Where Futures Fit Across Commodities and Financial Markets
Oil and gas dominate energy futures, but the broader futures universe stretches across nearly every asset class with a deep enough market to support standardized contracts.
- Agricultural futures: grain, cotton, lumber, milk, coffee, sugar, and livestock, among the oldest contracts traded at exchanges like the CME.
- Energy futures: crude oil and natural gas, with USO serving as a widely used proxy for tracking crude price moves.
- Metal futures: gold (tracked via GLD), silver (tracked via SLV), steel, and copper.
- Currency futures: exposure to exchange rate and interest rate shifts across national currencies, relevant given how a stronger or weaker dollar shapes commodity pricing globally.
- Financial futures: contracts on stock indexes such as the S&P 500 (tracked via SPY) and Nasdaq 100 (tracked via QQQ), plus debt instruments like U.S. Treasury bonds (tracked via TLT) and German Bundesobligation bonds.
Settling Up When a Contract Expires
If a position stays open through expiration, the seller must deliver and the buyer must accept, unless the contract closes out beforehand.

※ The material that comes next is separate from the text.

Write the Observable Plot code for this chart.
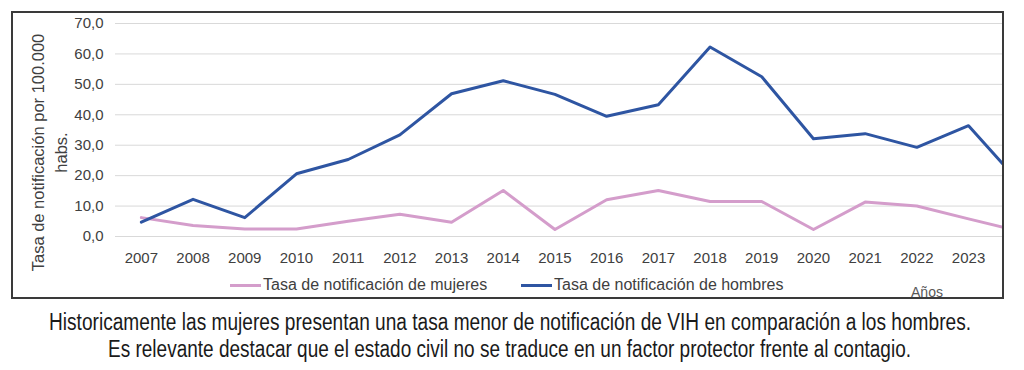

Many contracts settle in cash, with money simply changing hands based on whether the underlying asset rose or fell over the holding period. Others require physical delivery, in which case whoever holds the contract at expiration becomes responsible for storage, material handling, and insurance on the actual goods.
Trading futures requires a margin account and broker approval, and qualified U.S. traders typically get access to venues including the CME, ICE Futures U.S., and the CBOE Futures Exchange. Interest rate shifts and dividend payments also feed into futures pricing, which is part of why moves in Treasuries (via TLT) or broader equity benchmarks (via SPY, QQQ, or DIA) can ripple into how commodity futures get priced from one session to the next.